Pero no siempre es así, claro; como por desgracia le ocurre al protagonista de El luchador, Randy ‘The Ram’ Robinson, un decadente profesional del wrestling (ese espectáculo norteamericano de “falsa lucha”) ya algo entrado en años que, en el ocaso de su carrera, recorre los cuadriláteros del estado participando en combates de segunda categoría. Cuando los muchos golpes recibidos durante quizá demasiado tiempo ejerciendo el oficio empiezan a pasarle seria factura, intenta darle un cambio de rumbo a su vida; pero comprobará que no es tan fácil compensar por lo que hasta entonces no ha hecho, o ha hecho mal.
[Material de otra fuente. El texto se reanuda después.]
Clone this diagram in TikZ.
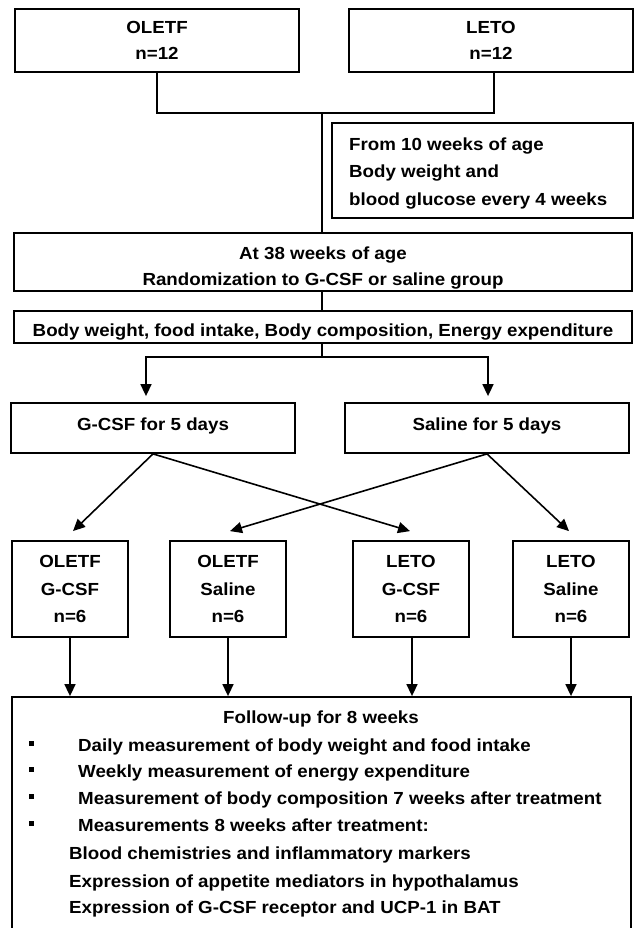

Aunque el tema de fondo, el wrestling, sea un deporte (si se le puede llamar así) tan macarra como los ambientes a que nos tiene acostumbrados el boxeador neoyorquino, esta película resulta de un profundo contenido humano. Pese a lo marginal -e incluso sórdido- que pueda parecernos su profesión, y a los éxitos en ella cosechados, Randy es un hombre de buena madera; no al estilo idealizado y casi heroico de un Rocky Balboa, sino de un modo sencillo, con un humor afable, desprovisto de estridencias, moderadamente bondadoso y sin asomo de la arrogancia o bravuconería en lo personal que a esa gente le presuponemos (salvo -bien entendido- la faceta interpretativa obligatoria para un wrestler cuando combate). En este sentido, los autores de la obra tienen el acierto de mostrarnos las dos caras del personaje sin necesidad de artificio escenográfico: en el ring, exagera gestos, movimientos y ademanes como todo público espera de él, pero fuera, en la calle, se conduce con sorprendente normalidad (valga la contradicción) y vemos al hombre de carne y hueso, con sus achaques y mataduras que conlleva sin dramatizar y sin avergonzarse.
En resumen, una poderosa producción de la mano de Darren Aronofsky para disfrutar del buen cine que, de vez en cuando y quizá por accidente, nos proporciona la industria californiana.